Cape Town - The Judicial Inspectorate for Correctional Services has still not received the report on government's 12-month investigation into abuses at the previously privately-run Mangaung prison.
"The simple answer is no, we have not received the department of correctional services investigative report into the Mangaung affair," Correctional Services' legal services manager Umesh Raga told Parliament's justice and correctional services portfolio committee on Tuesday.
ANC MP Vincent Smith expressed dismay that the report had not reached the inspectorate and said he would take the matter up with the department on Wednesday.
"If there is action that must be taken the sooner, the better. We will take it up."
This came after the committee heard a presentation from the Wits Justice Project which made the case that "the Correctional Services urgently needs to create a positive and well-functioning feedback loop between itself and DSC and between itself and the public".
Electric shocks
Researcher Robyn Leslie said this was under-scored by the difficulty the Wits Justice Project had in trying to establish the state of the investigation into allegations that inmates at the Mangaung Prison in the Free State were tortured and forcibly injected with anti-psychotic drugs.
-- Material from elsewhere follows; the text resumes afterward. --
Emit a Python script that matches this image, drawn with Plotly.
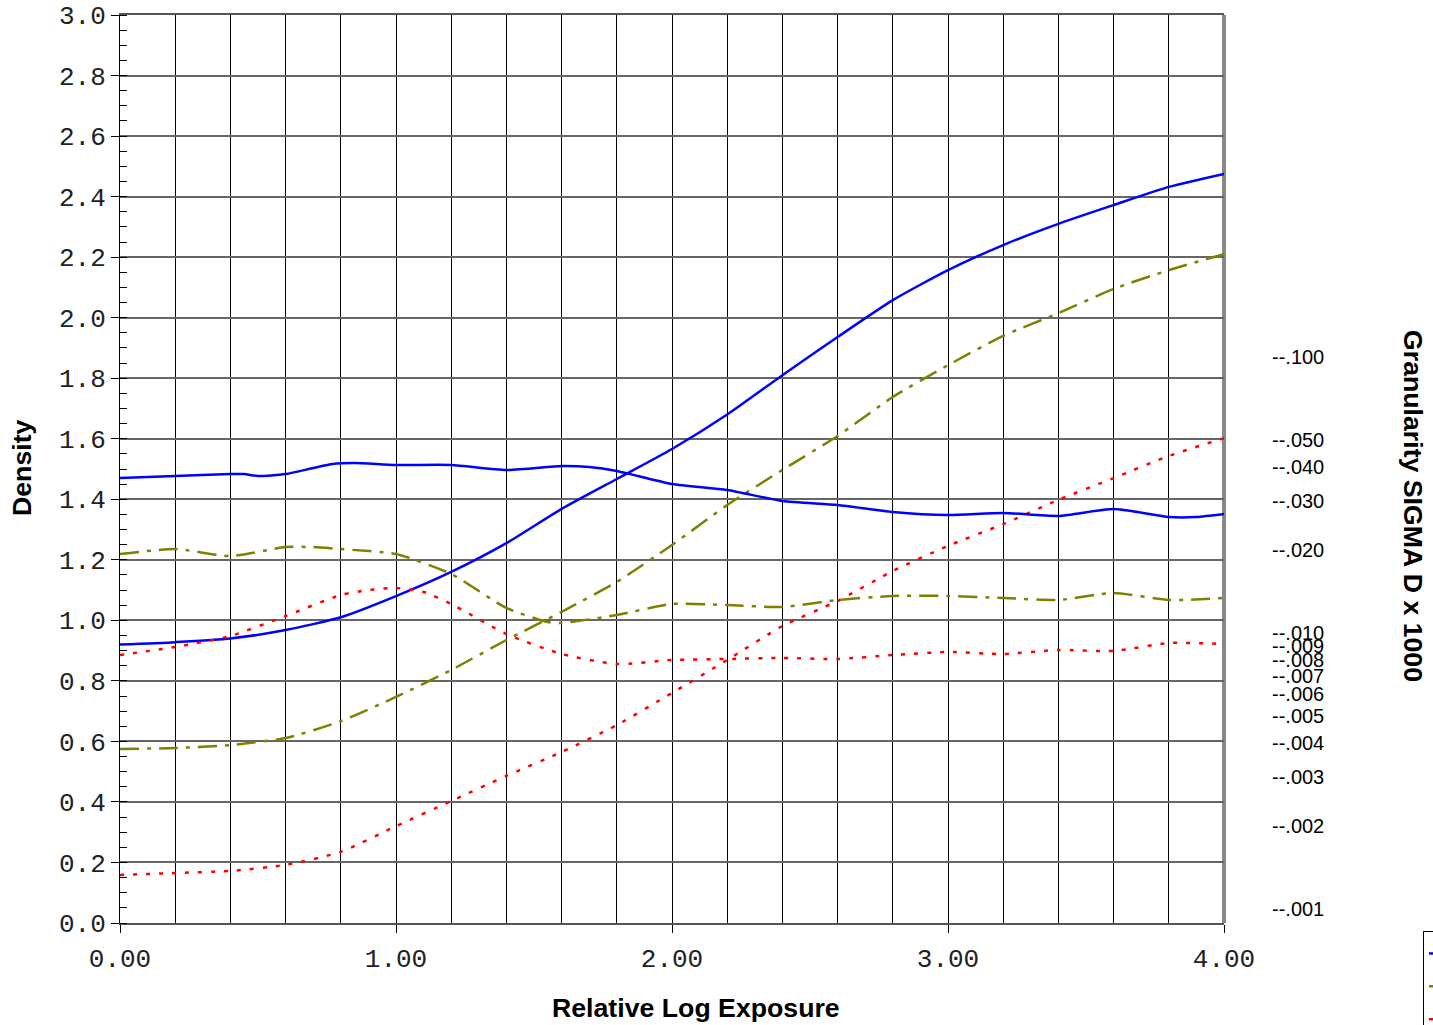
import plotly.graph_objects as go

# ---- Density curves (left axis) ----
dens_x = [0.0, 0.2, 0.4, 0.6, 0.8, 1.0, 1.2, 1.4, 1.6, 1.8, 2.0, 2.2, 2.4, 2.6, 2.8, 3.0, 3.2, 3.4, 3.6, 3.8, 4.0]
blue_density = [0.92, 0.928, 0.94, 0.968, 1.01, 1.08, 1.16, 1.255, 1.368, 1.467, 1.566, 1.68, 1.81, 1.936, 2.058,
                2.157, 2.24, 2.31, 2.372, 2.432, 2.475]
green_density = [0.575, 0.578, 0.588, 0.611, 0.667, 0.747, 0.836, 0.935, 1.028, 1.127, 1.249, 1.381, 1.497, 1.609,
                 1.738, 1.843, 1.94, 2.015, 2.095, 2.157, 2.21]
red_density = [0.159, 0.165, 0.172, 0.192, 0.235, 0.32, 0.403, 0.486, 0.565, 0.654, 0.76, 0.869, 0.981, 1.064,
               1.163, 1.246, 1.318, 1.398, 1.47, 1.543, 1.602]

# ---- Granularity curves (right log axis, sigma D) ----
blue_gran_x = [0.0, 0.2, 0.4, 0.45, 0.5, 0.6, 0.7, 0.77, 0.85, 1.0, 1.2, 1.4, 1.6, 1.7, 1.8, 2.0, 2.2, 2.4, 2.6,
               2.8, 3.0, 3.2, 3.4, 3.6, 3.8, 3.9, 4.0]
blue_gran = [0.03643, 0.03704, 0.03767, 0.03767, 0.03704, 0.03767, 0.03960, 0.04095, 0.04129, 0.04061, 0.04061,
             0.03895, 0.04027, 0.03993, 0.03863, 0.03466, 0.03297, 0.03008, 0.02910, 0.02745, 0.02677, 0.02722,
             0.02655, 0.02814, 0.02633, 0.02633, 0.02700]
green_gran_x = [0.0, 0.2, 0.4, 0.6, 0.7, 0.8, 1.0, 1.2, 1.4, 1.55, 1.6, 1.8, 2.0, 2.2, 2.4, 2.6, 2.8, 3.0, 3.2,
                3.4, 3.6, 3.8, 4.0]
green_gran = [0.01932, 0.02014, 0.01901, 0.02048, 0.02048, 0.02014, 0.01932, 0.01636, 0.01232, 0.01096, 0.01087,
              0.01162, 0.01274, 0.01263, 0.01242, 0.01317, 0.01362, 0.01362, 0.01339, 0.01317, 0.01396, 0.01317,
              0.01339]
red_gran_x = [0.0, 0.2, 0.4, 0.6, 0.8, 0.9, 1.0, 1.1, 1.2, 1.4, 1.6, 1.8, 2.0, 2.2, 2.4, 2.6, 2.8, 3.0, 3.2, 3.4,
              3.6, 3.8, 4.0]
red_gran = [0.008325, 0.008898, 0.009752, 0.01152, 0.01373, 0.01431, 0.01455, 0.01408, 0.01274, 0.009917,
            0.008394, 0.007722, 0.007984, 0.008051, 0.008118, 0.008051, 0.008325, 0.008536, 0.008394, 0.008679,
            0.008607, 0.009200, 0.009122]

gran_ticks = [0.1, 0.05, 0.04, 0.03, 0.02, 0.01, 0.009, 0.008, 0.007, 0.006, 0.005, 0.004, 0.003, 0.002, 0.001]
gran_labels = ["--.100", "--.050", "--.040", "--.030", "--.020", "--.010", "--.009", "--.008", "--.007",
               "--.006", "--.005", "--.004", "--.003", "--.002", "--.001"]

BLUE = "#0000ff"
OLIVE = "#808000"
RED = "#ff0000"
DASHDOT = "19px,8px,4px,8px"
DOT = "4px,9px"
LW = 2.5

fig = go.Figure()
fig.add_trace(go.Scatter(x=dens_x, y=blue_density, mode="lines", name="Blue",
                         line=dict(color=BLUE, width=LW, shape="spline", smoothing=0.6)))
fig.add_trace(go.Scatter(x=dens_x, y=green_density, mode="lines", name="Green",
                         line=dict(color=OLIVE, width=LW, dash=DASHDOT, shape="spline", smoothing=0.6)))
fig.add_trace(go.Scatter(x=dens_x, y=red_density, mode="lines", name="Red",
                         line=dict(color=RED, width=LW, dash=DOT, shape="spline", smoothing=0.6)))
fig.add_trace(go.Scatter(x=blue_gran_x, y=blue_gran, yaxis="y2", mode="lines", showlegend=False,
                         line=dict(color=BLUE, width=LW, shape="spline", smoothing=0.6)))
fig.add_trace(go.Scatter(x=green_gran_x, y=green_gran, yaxis="y2", mode="lines", showlegend=False,
                         line=dict(color=OLIVE, width=LW, dash=DASHDOT, shape="spline", smoothing=0.6)))
fig.add_trace(go.Scatter(x=red_gran_x, y=red_gran, yaxis="y2", mode="lines", showlegend=False,
                         line=dict(color=RED, width=LW, dash=DOT, shape="spline", smoothing=0.6)))

W, H = 1433, 1025
ML, MR, MT, MB = 120, 100, 15, 102
PW = W - ML - MR
PH = H - MT - MB
XEND = (1224 - ML) / PW


def px_x(p):
    return (p - ML) / PW


def px_y(p):
    return (H - MB - p) / PH


mono = dict(family="Liberation Mono, Courier New, monospace", size=26, color="#222222")
sans_bold = dict(family="Liberation Sans, Arial, sans-serif", size=26.7, color="#000000")

fig.update_layout(
    width=W, height=H,
    margin=dict(l=ML, r=MR, t=MT, b=MB, autoexpand=False),
    paper_bgcolor="white", plot_bgcolor="white",
    showlegend=True,
    legend=dict(x=px_x(1423), y=px_y(931), xanchor="left", yanchor="top",
                bordercolor="#000000", borderwidth=1, bgcolor="white",
                font=dict(family="Liberation Sans, Arial, sans-serif", size=23, color="black")),
    xaxis=dict(domain=[0, XEND], range=[0, 4], dtick=1, tick0=0, tickformat=".2f", automargin=False,
               ticks="outside", ticklen=8, tickcolor="#000000", tickfont=mono, ticklabelstandoff=3,
               showgrid=True, gridcolor="#000000", gridwidth=1,
               minor=dict(dtick=0.2, showgrid=True, gridcolor="#000000", gridwidth=1, ticks=""),
               showline=True, linecolor="#555555", linewidth=2, mirror=True, zeroline=False),
    yaxis=dict(range=[0, 3], dtick=0.2, tick0=0, tickformat=".1f", automargin=False,
               ticks="outside", ticklen=8, tickcolor="#000000", tickfont=mono,
               showgrid=True, gridcolor="#666666", gridwidth=1.5,
               minor=dict(dtick=0.05, ticks="inside", ticklen=7, tickcolor="#000000", showgrid=False),
               showline=True, linecolor="#000000", linewidth=1, zeroline=False),
    yaxis3=dict(range=[0, 3], overlaying="y", anchor="x", side="left", dtick=0.05, tick0=0, automargin=False,
                ticks="outside", ticklen=7, tickcolor="#000000", showticklabels=False,
                showgrid=False, showline=False, zeroline=False),
    yaxis2=dict(type="log", range=[-3.0507, 0.2391], overlaying="y", anchor="free", automargin=False,
                position=px_x(1271), side="right", tickmode="array", tickvals=gran_ticks,
                ticktext=gran_labels, ticks="", showgrid=False, showline=False, zeroline=False,
                tickfont=dict(family="Liberation Sans, Arial, sans-serif", size=20, color="#000000")),
    shapes=[dict(type="line", xref="x domain", yref="y domain", x0=1, x1=1, y0=0, y1=1,
                 line=dict(color="#888888", width=4), layer="below")],
    annotations=[
        dict(text="<b>Density</b>", xref="paper", yref="paper", x=px_x(22), y=px_y(468),
             xanchor="center", yanchor="middle", textangle=-90, showarrow=False, font=sans_bold),
        dict(text="<b>Relative Log Exposure</b>", xref="paper", yref="paper", x=px_x(696), y=px_y(1008),
             xanchor="center", yanchor="middle", showarrow=False, font=sans_bold),
        dict(text="<b>Granularity SIGMA D x 1000</b>", xref="paper", yref="paper", x=px_x(1413), y=px_y(506),
             xanchor="center", yanchor="middle", textangle=90, showarrow=False, font=sans_bold),
    ],
)

fig.write_html("out.html", config={"displayModeBar": False},
               post_script="document.body.style.margin='0';")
The investigation was launched after the project, which is part of the journalism department at the University of Witwatersrand, revealed prisoners' complaints of ill-treatment.
Leslie cited accounts by two prisoners who claimed that they had been injected and given electric shocks at the prison, which was run by multi-national private security company G4S until October last year.
The department took over the running of the prison after the management lost control of the facility, which had seen a strike, riots and stabbings.
G4S dismissed 330 wardens and replaced them with uncertified staff, which was illegal and found itself in breach of its contract with the state.